Low BM25 baselines?

Open lintool opened this issue 4 years ago • 0 comments

Hi there, thanks for providing this nice resource!

Looking at your paper, I think your BM25 baselines are a bit low? You report 0.218 nDCG@10 on MS MARCO, if I'm not mistaken - from Table 2.
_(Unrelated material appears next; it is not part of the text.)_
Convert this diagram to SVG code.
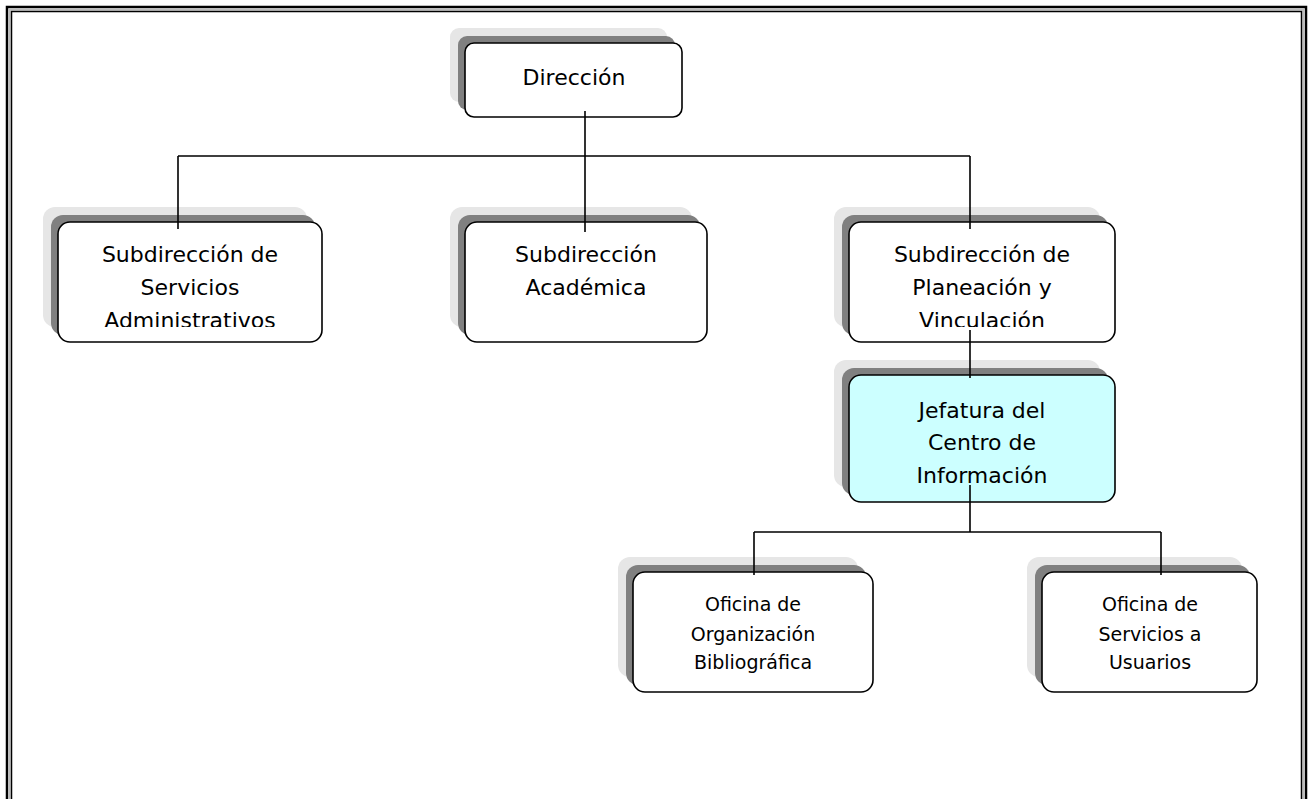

With Pyserini https://github.com/castorini/pyserini/blob/master/docs/experiments-msmarco-passage.md - we can get, and this has been widely reproduced:

$ tools/eval/trec_eval.9.0.4/trec_eval -c -mrecall.1000 -mmap -m ndcg_cut.10   collections/msmarco-passage/qrels.dev.small.trec runs/run.msmarco-passage.bm25tuned.trec
map                   	all	0.1957
recall_1000           	all	0.8573
ndcg_cut_10           	all	0.2340

So, 1.6 points higher?

I suspect all the BM25 results should be a bit higher, based on our experience: https://arxiv.org/abs/2104.05740

For many of the other datasets with dense labels, a competitive baseline - and widely acknowledged in the IR community - would be something like BM25+RM3.

We would be happy to work with you on building out Pyserini as the competitive baseline for this task... Please reach out!

May 12 '21 14:05 lintool